Now that we have a point-estimate for how differentiated these populations are 
we will want to have some idea of how robust this result is. \textsc{mmod} has a
few functions for performing bootstrap samples of \texttt{genind} objects and
calculating statistics from those samples. Because some of these functions can
take a long time to run, we will create a very small (10 repetition) bootstrap
sample of the \texttt{nancycats} data, then calculate $D_\text{est}$ from that sample:

<<bs>>=
bs <- chao_bootstrap(nancycats, nreps=10)
bs.D <- summarise_bootstrap(bs, D_Jost)
bs.D
@

As you can see, printing a summarised bootstrap sample gives us shows a basic
overview of that data. In this case the confidence intervals are calculated
using the ``normal method'', which it to say the the intervals are the observed
value statistic +/- 1.96 x the standard error of the boostrap sample.There is more 
to these objects than gets printed --- use
\texttt{str(bs.D)}  to check it out. I don't think there is much point trying 
to interpret confidence intervals estimated from 10 samples, but the point 
estimates seem to show a population with some substantial differentiation.

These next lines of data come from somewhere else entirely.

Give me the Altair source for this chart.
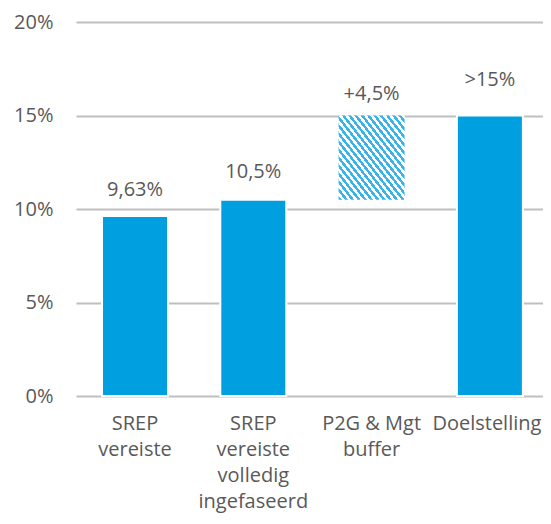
import altair as alt
import pandas as pd

categories = ["SREP\nvereiste", "SREP\nvereiste\nvolledig\ningefaseerd", "P2G & Mgt\nbuffer", "Doelstelling"]
bar_start = [0, 0, 10.5, 0]
bar_end = [9.63, 10.5, 15, 15]
labels = ["9,63%", "10,5%", "+4,5%", ">15%"]
hatched = [False, False, True, False]
y_ticks = [0, 5, 10, 15, 20]

df = pd.DataFrame({"cat": categories, "start": bar_start, "end": bar_end,
                   "label": labels, "hatched": hatched})

BLUE = "#009FDF"
STRIPE = "#3AB3E8"
TXT = "#595959"
FONT = "Open Sans"

# diagonal stripes via hard-stop linear gradient
N = 21
stops = []
for k in range(N):
    a = k / N
    m = (k + 0.5) / N
    b = (k + 1) / N
    stops += [alt.GradientStop(offset=a, color=STRIPE), alt.GradientStop(offset=m, color=STRIPE),
              alt.GradientStop(offset=m, color="white"), alt.GradientStop(offset=b, color="white")]
hatch = alt.LinearGradient(gradient="linear", stops=stops, x1=0, y1=1, x2=1, y2=0)

x = alt.X("cat:N", sort=categories, title=None,
          scale=alt.Scale(paddingInner=0.442, paddingOuter=0.195, align=0.564),
          axis=alt.Axis(labelAngle=0, labelExpr="split(datum.label, '\\n')", labelFontSize=20,
                        labelColor=TXT, labelFont=FONT, labelLineHeight=26, labelPadding=17,
                        labelOffset={"condition": {"test": "datum.label == 'Doelstelling'", "value": -3},
                                     "value": 0},
                        ticks=False, domain=False, grid=False, labelBaseline="top"))
y = alt.Y("start:Q", title=None,
          scale=alt.Scale(domain=[0, 20], nice=False),
          axis=alt.Axis(values=y_ticks, labelExpr="datum.value + '%'", labelFontSize=20,
                        labelColor=TXT, labelFont=FONT, labelPadding=23, ticks=False,
                        domain=False, grid=True, gridColor="#BFBFBF", gridWidth=2))

base = alt.Chart(df)
solid = base.transform_filter("!datum.hatched").mark_bar(color=BLUE, stroke="white", strokeWidth=2).encode(
    x=x, y=y, y2="end:Q")
hbar = base.transform_filter("datum.hatched").mark_bar(fill=hatch).encode(
    x=x, y=y, y2="end:Q")

dys = {"9,63%": -20, "10,5%": -22, "+4,5%": -16, ">15%": -30}
texts = []
for lab, dy in dys.items():
    texts.append(base.transform_filter(alt.datum.label == lab).mark_text(
        fontSize=20, font=FONT, color=TXT, baseline="alphabetic", dy=dy).encode(
        x=alt.X("cat:N", sort=categories), y=alt.Y("end:Q"), text="label:N"))

chart = alt.layer(solid, hbar, *texts).properties(
    width=467, height=374,
    autosize=alt.AutoSizeParams(type="none"),
    padding={"left": 68, "top": 14, "right": 0, "bottom": 120},
).configure_view(stroke=None)

chart.save("out.html", embed_options={"renderer": "svg", "actions": False})
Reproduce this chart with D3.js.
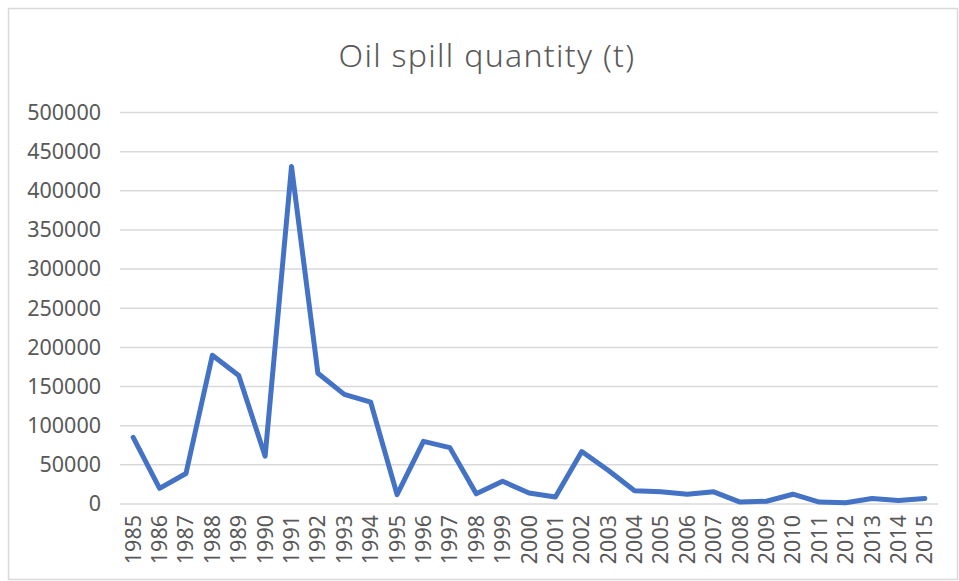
<!DOCTYPE html>
<html>
<head>
<meta charset="utf-8">
<script src="https://cdn.jsdelivr.net/npm/d3@7"></script>
<style>
  body { margin: 0; background: #ffffff; }
  text { font-family: "Noto Sans", "Liberation Sans", sans-serif; fill: #595959; }
</style>
</head>
<body>
<script>
const width = 959;
const height = 581;

// data
const years = ['1985','1986','1987','1988','1989','1990','1991','1992','1993','1994',
  '1995','1996','1997','1998','1999','2000','2001','2002','2003','2004','2005',
  '2006','2007','2008','2009','2010','2011','2012','2013','2014','2015'];
const spill = [85000, 20000, 39000, 190000, 164000, 61000, 431000, 167000, 140000, 130000,
  12000, 80000, 72000, 13000, 29000, 14000, 9000, 67000, 43000, 17000, 15500,
  12500, 15500, 2500, 3500, 12500, 2500, 1500, 7000, 4500, 7000];
const yTicks = [0, 50000, 100000, 150000, 200000, 250000, 300000, 350000, 400000, 450000, 500000];

const plotLeft = 120, plotRight = 938, plotTop = 112.5, plotBottom = 504;

const svg = d3.select('body')
  .append('svg')
  .attr('width', width)
  .attr('height', height);

// chart frame
svg.append('rect')
  .attr('x', 8.5).attr('y', 8.5)
  .attr('width', width - 10).attr('height', 571)
  .attr('fill', '#fff')
  .attr('stroke', '#d9d9d9')
  .attr('stroke-width', 1.5);

const x = d3.scaleBand()
  .domain(years)
  .range([plotLeft, plotRight]);

const y = d3.scaleLinear()
  .domain([0, 500000])
  .range([plotBottom, plotTop]);

// gridlines
svg.append('g')
  .selectAll('line')
  .data(yTicks)
  .enter()
  .append('line')
  .attr('x1', plotLeft)
  .attr('x2', plotRight)
  .attr('y1', d => y(d))
  .attr('y2', d => y(d))
  .attr('stroke', '#d9d9d9')
  .attr('stroke-width', 1.5);

// y labels
const yAxis = svg.append('g')
  .attr('transform', `translate(${plotLeft - 19},0)`)
  .call(d3.axisLeft(y).tickValues(yTicks).tickSize(0).tickPadding(0).tickFormat(d3.format('d')));
yAxis.select('.domain').remove();
yAxis.selectAll('text')
  .style('font-size', '21.5px')
  .attr('fill', '#595959');

// x labels, rotated
const xAxis = svg.append('g')
  .attr('transform', `translate(0,${plotBottom})`)
  .call(d3.axisBottom(x).tickSize(0).tickPadding(0));
xAxis.select('.domain').remove();
xAxis.selectAll('text')
  .style('font-size', '21.5px')
  .attr('fill', '#595959')
  .attr('transform', 'rotate(-90)')
  .attr('text-anchor', 'end')
  .attr('x', -11)
  .attr('y', 0)
  .attr('dy', '0.35em');

// the line
const line = d3.line()
  .x((d, i) => x(years[i]) + x.bandwidth() / 2)
  .y(d => y(d));

svg.append('path')
  .datum(spill)
  .attr('d', line)
  .attr('fill', 'none')
  .attr('stroke', '#4472c4')
  .attr('stroke-width', 5)
  .attr('stroke-linejoin', 'round')
  .attr('stroke-linecap', 'round');

// title
svg.append('text')
  .text('Oil spill quantity (t)')
  .attr('x', 487)
  .attr('y', 67)
  .attr('text-anchor', 'middle')
  .style('font-size', '32px')
  .style('letter-spacing', '1.3px')
  .style('font-weight', 300);
</script>
</body>
</html>
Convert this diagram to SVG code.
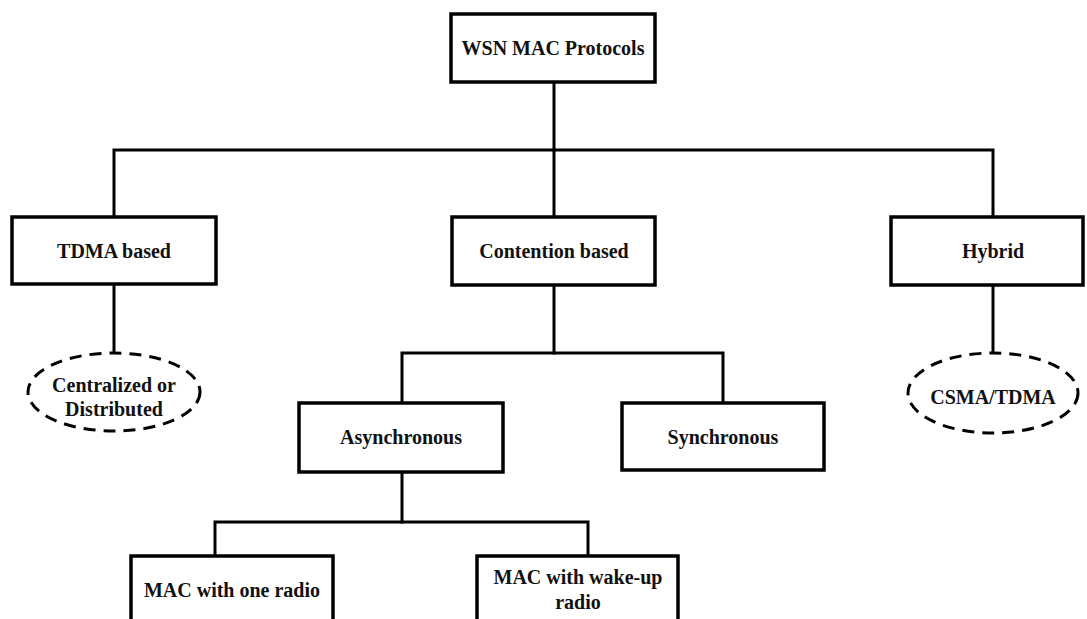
<svg xmlns="http://www.w3.org/2000/svg" width="1087" height="619" viewBox="0 0 1087 619">
  <style>
    .box { fill: #ffffff; stroke: #000000; stroke-width: 3.5; }
    .oval { fill: #ffffff; stroke: #000000; stroke-width: 3; stroke-dasharray: 12 8; }
    .link { fill: none; stroke: #000000; stroke-width: 3; stroke-linejoin: miter; stroke-linecap: square; }
    .label { font-family: "Liberation Serif", "Times New Roman", serif; font-weight: bold; font-size: 20px; fill: #111111; text-anchor: middle; }
  </style>
  <rect width="1087" height="619" fill="#ffffff"/>

  <g id="connectors">
    <path class="link" d="M554 82 V150"/>
    <path class="link" d="M114 217 V150 H993 V217"/>
    <path class="link" d="M554 150 V217"/>
    <path class="link" d="M114 285 V353"/>
    <path class="link" d="M993 285 V353"/>
    <path class="link" d="M554 285 V353"/>
    <path class="link" d="M402 403 V353 H723 V403"/>
    <path class="link" d="M402 472 V522"/>
    <path class="link" d="M215 556 V522 H588 V556"/>
  </g>

  <g id="root">
    <rect class="box" x="451" y="14" width="204" height="68"/>
    <text class="label" x="553" y="55">WSN MAC Protocols</text>
  </g>

  <g id="tdma">
    <rect class="box" x="12" y="217" width="204" height="67"/>
    <text class="label" x="114" y="258">TDMA based</text>
  </g>

  <g id="contention">
    <rect class="box" x="452" y="217" width="203" height="68"/>
    <text class="label" x="554" y="258">Contention based</text>
  </g>

  <g id="hybrid">
    <rect class="box" x="891" y="217" width="192" height="68"/>
    <text class="label" x="993" y="258">Hybrid</text>
  </g>

  <g id="tdma-kind">
    <ellipse class="oval" cx="114" cy="392" rx="86" ry="39"/>
    <text class="label" x="114" y="392">Centralized or</text>
    <text class="label" x="114" y="416">Distributed</text>
  </g>

  <g id="hybrid-kind">
    <ellipse class="oval" cx="993" cy="393" rx="85" ry="40"/>
    <text class="label" x="993" y="404">CSMA/TDMA</text>
  </g>

  <g id="asynchronous">
    <rect class="box" x="299" y="403" width="204" height="69"/>
    <text class="label" x="401" y="444">Asynchronous</text>
  </g>

  <g id="synchronous">
    <rect class="box" x="622" y="403" width="202" height="67"/>
    <text class="label" x="723" y="444">Synchronous</text>
  </g>

  <g id="one-radio">
    <rect class="box" x="131" y="556" width="202" height="70"/>
    <text class="label" x="232" y="597">MAC with one radio</text>
  </g>

  <g id="wake-up-radio">
    <rect class="box" x="477" y="556" width="201" height="70"/>
    <text class="label" x="578" y="584">MAC with wake-up</text>
    <text class="label" x="578" y="609">radio</text>
  </g>
</svg>
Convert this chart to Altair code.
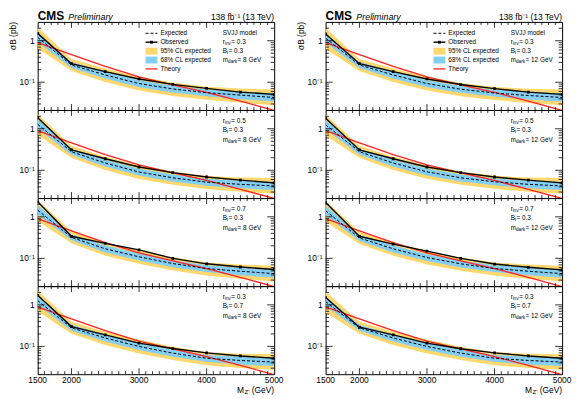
import altair as alt
import pandas as pd

FONT = "Liberation Sans"
YEL = "#FFD76E"
BLUE = "#84CDF3"
RED = "#FF2020"

W, H = 239, 89

# mass points (GeV)
masses = [1500, 2000, 2500, 3000, 3500, 4000, 4500, 5000]
theory = [0.9, 0.46, 0.24, 0.135, 0.087, 0.057, 0.035, 0.021]

# band edges relative to expected
r_hi95 = [1.75, 1.4, 1.42, 1.45, 1.42, 1.4, 1.45, 1.55]
r_hi68 = [1.3, 1.18, 1.2, 1.2, 1.2, 1.2, 1.22, 1.25]
r_lo68 = [0.78, 0.85, 0.82, 0.82, 0.82, 0.82, 0.8, 0.8]
r_lo95 = [0.55, 0.72, 0.68, 0.68, 0.68, 0.68, 0.66, 0.65]

exp_L1 = [1.2, 0.26, 0.15, 0.093, 0.069, 0.056, 0.049, 0.043]
obs_L1 = [1.5, 0.28, 0.18, 0.12, 0.089, 0.071, 0.058, 0.051]
exp_L2 = [1.28, 0.28, 0.15, 0.091, 0.066, 0.052, 0.046, 0.042]
obs_L2 = [1.84, 0.31, 0.19, 0.12, 0.088, 0.069, 0.058, 0.050]
exp_L3 = [1.44, 0.32, 0.17, 0.109, 0.075, 0.057, 0.049, 0.043]
obs_L3 = [2.3, 0.34, 0.23, 0.16, 0.10, 0.074, 0.062, 0.054]
exp_L4 = [1.27, 0.28, 0.16, 0.10, 0.069, 0.052, 0.046, 0.042]
obs_L4 = [1.7, 0.30, 0.19, 0.12, 0.089, 0.070, 0.059, 0.052]

exp_R1 = [1.15, 0.26, 0.15, 0.093, 0.068, 0.055, 0.048, 0.043]
obs_R1 = [1.45, 0.28, 0.18, 0.12, 0.088, 0.070, 0.058, 0.051]
exp_R2 = [1.25, 0.28, 0.15, 0.092, 0.066, 0.053, 0.046, 0.042]
obs_R2 = [1.8, 0.31, 0.19, 0.12, 0.088, 0.069, 0.058, 0.050]
exp_R3 = [1.4, 0.31, 0.17, 0.105, 0.074, 0.057, 0.049, 0.043]
obs_R3 = [2.2, 0.34, 0.22, 0.15, 0.10, 0.073, 0.061, 0.053]
exp_R4 = [1.2, 0.28, 0.16, 0.10, 0.069, 0.052, 0.046, 0.042]
obs_R4 = [1.5, 0.29, 0.19, 0.12, 0.088, 0.070, 0.059, 0.052]

rinv_vals = [0.3, 0.5, 0.7, 0.3]
bi_vals = [0.3, 0.3, 0.3, 0.7]
mdark_vals = [8, 12]

x_labels = [1500, 2000, 3000, 4000, 5000]
y_label_vals = [1, 0.1]
y_label_text = ["1", "10⁻¹"]
x_major_ticks = [2000, 3000, 4000]
x_minor_ticks = [m for m in range(1600, 5000, 100) if m % 1000 != 0]
y_major_ticks = [0.1, 1]
y_minor_ticks = [0.03, 0.04, 0.05, 0.06, 0.07, 0.08, 0.09,
                 0.2, 0.3, 0.4, 0.5, 0.6, 0.7, 0.8, 0.9, 2]

xs = alt.Scale(domain=[1500, 5000], nice=False, zero=False)
ys = alt.Scale(type="log", domain=[0.0215, 2.83], nice=False)

ONE = pd.DataFrame({"a": [0]})

CW = {" ": 278, "=": 584, ".": 278, "r": 333, "i": 222, "n": 556, "v": 500,
      "B": 667, "m": 833, "d": 556, "a": 556, "k": 500, "G": 778, "e": 556,
      "V": 667, "Z": 611, "'": 191, "M": 833, "(": 333, ")": 333}


def tw(s, size):
    return sum(CW.get(c, 556) for c in s) * size / 1000.0


def txt(s, x, y, size=6.5, align="left", baseline="middle", **kw):
    return alt.Chart(ONE).mark_text(
        text=s, font=FONT, fontSize=size, align=align, baseline=baseline,
        color="black", **kw
    ).encode(x=alt.value(x), y=alt.value(y))


def subtxt(base, sub, rest, x, y, size=6.5):
    ssize = size * 0.72
    x1 = x + tw(base, size)
    x2 = x1 + tw(sub, ssize) + 0.5
    return [txt(base, x, y, size), txt(sub, x1, y + 2, ssize), txt(rest, x2, y, size)]


def make_panel(exp, obs, row, col):
    top = row == 0
    bottom = row == 3
    df = pd.DataFrame({
        "m": masses, "exp": exp, "obs": obs, "th": theory,
        "lo95": [e * r for e, r in zip(exp, r_lo95)],
        "hi95": [e * r for e, r in zip(exp, r_hi95)],
        "lo68": [e * r for e, r in zip(exp, r_lo68)],
        "hi68": [e * r for e, r in zip(exp, r_hi68)],
    })
    base = alt.Chart(df)
    xn = alt.X("m:Q", scale=xs, axis=None)
    layers = [
        base.mark_area(color=YEL, clip=True).encode(
            x=xn, y=alt.Y("lo95:Q", scale=ys, axis=None), y2="hi95:Q"),
        base.mark_area(color=BLUE, clip=True).encode(
            x=xn, y=alt.Y("lo68:Q", scale=ys, axis=None), y2="hi68:Q"),
        base.mark_line(color=RED, strokeWidth=1.3, clip=True).encode(
            x=xn, y=alt.Y("th:Q", scale=ys, axis=None)),
        base.mark_line(color="black", strokeWidth=1, strokeDash=[3, 2], clip=True).encode(
            x=xn, y=alt.Y("exp:Q", scale=ys, axis=None)),
        base.mark_line(color="black", strokeWidth=1.4, clip=True).encode(
            x=xn, y=alt.Y("obs:Q", scale=ys, axis=None)),
        base.mark_point(shape="square", filled=True, color="black", size=8,
                        opacity=1, clip=True).encode(
            x=xn, y=alt.Y("obs:Q", scale=ys, axis=None)),
    ]
    # inward ticks
    for vals, ln in ((x_major_ticks, 6), (x_minor_ticks, 3)):
        d = alt.Chart(pd.DataFrame({"v": vals}))
        xv = alt.X("v:Q", scale=xs, axis=None)
        layers.append(d.mark_rule(color="black", strokeWidth=0.8).encode(
            x=xv, y=alt.value(H), y2=alt.value(H - ln)))
        layers.append(d.mark_rule(color="black", strokeWidth=0.8).encode(
            x=xv, y=alt.value(0), y2=alt.value(ln)))
    for vals, ln in ((y_major_ticks, 7), (y_minor_ticks, 3.5)):
        d = alt.Chart(pd.DataFrame({"v": vals}))
        yv = alt.Y("v:Q", scale=ys, axis=None)
        layers.append(d.mark_rule(color="black", strokeWidth=0.8).encode(
            y=yv, x=alt.value(0), x2=alt.value(ln)))
        layers.append(d.mark_rule(color="black", strokeWidth=0.8).encode(
            y=yv, x=alt.value(W - ln), x2=alt.value(W)))

    # y tick labels
    layers.append(alt.Chart(pd.DataFrame({"v": y_label_vals, "t": y_label_text})).mark_text(
        font=FONT, fontSize=8.5, align="right", baseline="middle", color="black"
    ).encode(y=alt.Y("v:Q", scale=ys, axis=None), x=alt.value(-3), text="t:N"))

    rinv = rinv_vals[row]
    bi = bi_vals[row]
    md = mdark_vals[col]
    tx = 187
    if top:
        ty = [20.5, 29.5, 38.5]
        layers.append(txt("SVJJ model", tx, 11.5))
        # legend
        lx0, lx1, ltx = 109, 121, 124
        ly = [11.5, 20.5, 29.5, 38.5, 47.5]
        layers.append(alt.Chart(ONE).mark_rule(color="black", strokeWidth=1, strokeDash=[3, 2]).encode(
            x=alt.value(lx0), x2=alt.value(lx1), y=alt.value(ly[0])))
        layers.append(alt.Chart(ONE).mark_rule(color="black", strokeWidth=1.4).encode(
            x=alt.value(lx0), x2=alt.value(lx1), y=alt.value(ly[1])))
        layers.append(alt.Chart(ONE).mark_point(shape="square", filled=True, color="black",
                                                size=8, opacity=1).encode(
            x=alt.value((lx0 + lx1) / 2), y=alt.value(ly[1])))
        layers.append(alt.Chart(ONE).mark_rect(color=YEL).encode(
            x=alt.value(lx0), x2=alt.value(lx1), y=alt.value(ly[2] - 3.5), y2=alt.value(ly[2] + 3.5)))
        layers.append(alt.Chart(ONE).mark_rect(color=BLUE).encode(
            x=alt.value(lx0), x2=alt.value(lx1), y=alt.value(ly[3] - 3.5), y2=alt.value(ly[3] + 3.5)))
        layers.append(alt.Chart(ONE).mark_rule(color=RED, strokeWidth=1.3).encode(
            x=alt.value(lx0), x2=alt.value(lx1), y=alt.value(ly[4])))
        for s, yy in zip(["Expected", "Observed", "95% CL expected", "68% CL expected", "Theory"], ly):
            layers.append(txt(s, ltx, yy))
        # headers
        layers.append(txt("CMS", 0, -1.5, size=12, baseline="alphabetic", fontWeight="bold"))
        layers.append(txt("Preliminary", 31, -1.5, size=9, baseline="alphabetic", fontStyle="italic"))
        layers.append(txt("138 fb⁻¹ (13 TeV)", W, -1.5, size=8.5, align="right", baseline="alphabetic"))
        layers.append(txt("σB (pb)", -25, 0, size=8.5, align="right", angle=270))
    else:
        ty = [11, 20, 30]
    layers += subtxt("r", "inv", f" = {rinv}", tx, ty[0])
    layers += subtxt("B", "i", f" = {bi}", tx, ty[1])
    layers += subtxt("m", "dark", f" = {md} GeV", tx, ty[2])
    if bottom:
        layers.append(alt.Chart(pd.DataFrame({"v": x_labels, "t": [str(v) for v in x_labels]})).mark_text(
            font=FONT, fontSize=8.5, align="center", baseline="top", color="black"
        ).encode(x=alt.X("v:Q", scale=xs, axis=None), y=alt.value(H + 2), text="t:N"))
        s = 8.5
        xr = W
        w_rest = tw(" (GeV)", s)
        w_sub = tw("Z'", s * 0.72)
        layers.append(txt(" (GeV)", xr, H + 16, size=s, align="right"))
        layers.append(txt("Z'", xr - w_rest, H + 18, size=s * 0.72, align="right"))
        layers.append(txt("M", xr - w_rest - w_sub - 0.5, H + 16, size=s, align="right"))
    return alt.layer(*layers).properties(width=W, height=H)


left = [(exp_L1, obs_L1), (exp_L2, obs_L2), (exp_L3, obs_L3), (exp_L4, obs_L4)]
right = [(exp_R1, obs_R1), (exp_R2, obs_R2), (exp_R3, obs_R3), (exp_R4, obs_R4)]

panels = []
for r in range(4):
    panels.append(make_panel(left[r][0], left[r][1], r, 0))
    panels.append(make_panel(right[r][0], right[r][1], r, 1))

chart = alt.concat(
    *panels, columns=2, spacing={"row": 0, "column": 52}, bounds="flush"
).properties(
    padding={"left": 0, "top": 0, "right": 0, "bottom": 0},
    background="white",
).configure_view(stroke="black", strokeWidth=1)

chart.save("out.html", embed_options={"renderer": "svg", "actions": False})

Next, we want to know if geography can explain that differentiation.
The \texttt{nancycats} data comes with coordinates for each population. We can 
use these to get Euclidean distances:

<<label=show_coords>>=
head(nancycats@other$xy, 4)
nc.pop_dists <- dist(nancycats@other$xy, method="euclidean")
@

\texttt{mmod} provides functions to calculate pairwise versions of each of
the differentiation statistics. Because we want to perform a Mantel test, we'll
use the ``linearized'' version of $D_\text{est}$, which is just $x/(1-x)$ (each of the
pairwise stats has and argument to return this version).

<<label=pw>>=
nc.pw_D <- pairwise_D(nancycats, linearized=TRUE)
@

The library \texttt{ade4}, which is loaded with \texttt{mmod}, provides
functions to perform Mantel tests on distance matrices.

<<label=mantel>>=
mantel.rtest(nc.pw_D, log(nc.pop_dists), 999)
@

So, the geographic distance between these populations can't explain the
genetic divergences we see: the correlation is small and non-significant.
If you like, we can also visualize this relationship (Figure~\ref{Distances}).

<<label=fig2plot>>=
fit <- lm(as.vector(nc.pw_D) ~ as.vector(nc.pop_dists))
plot(as.vector(nc.pop_dists), as.vector(nc.pw_D),
     ylab="pairwise D", xlab="physical distance")
abline(fit)
@
\begin{figure}
\begin{center}
<<label=fig2, fig=TRUE, echo=FALSE>>=
<<fig2plot>>
@
\end{center}
\caption{Geographic distance does not explain genetic differentiation}
\label{Distances}
\end{figure}

There are a couple of other functions that are not used here, and a few of use
the functions we have used have help messages that guide interpretation 
of their ressults - use \texttt{help(package="mmod")} to see the full 
documentation.
\end{document}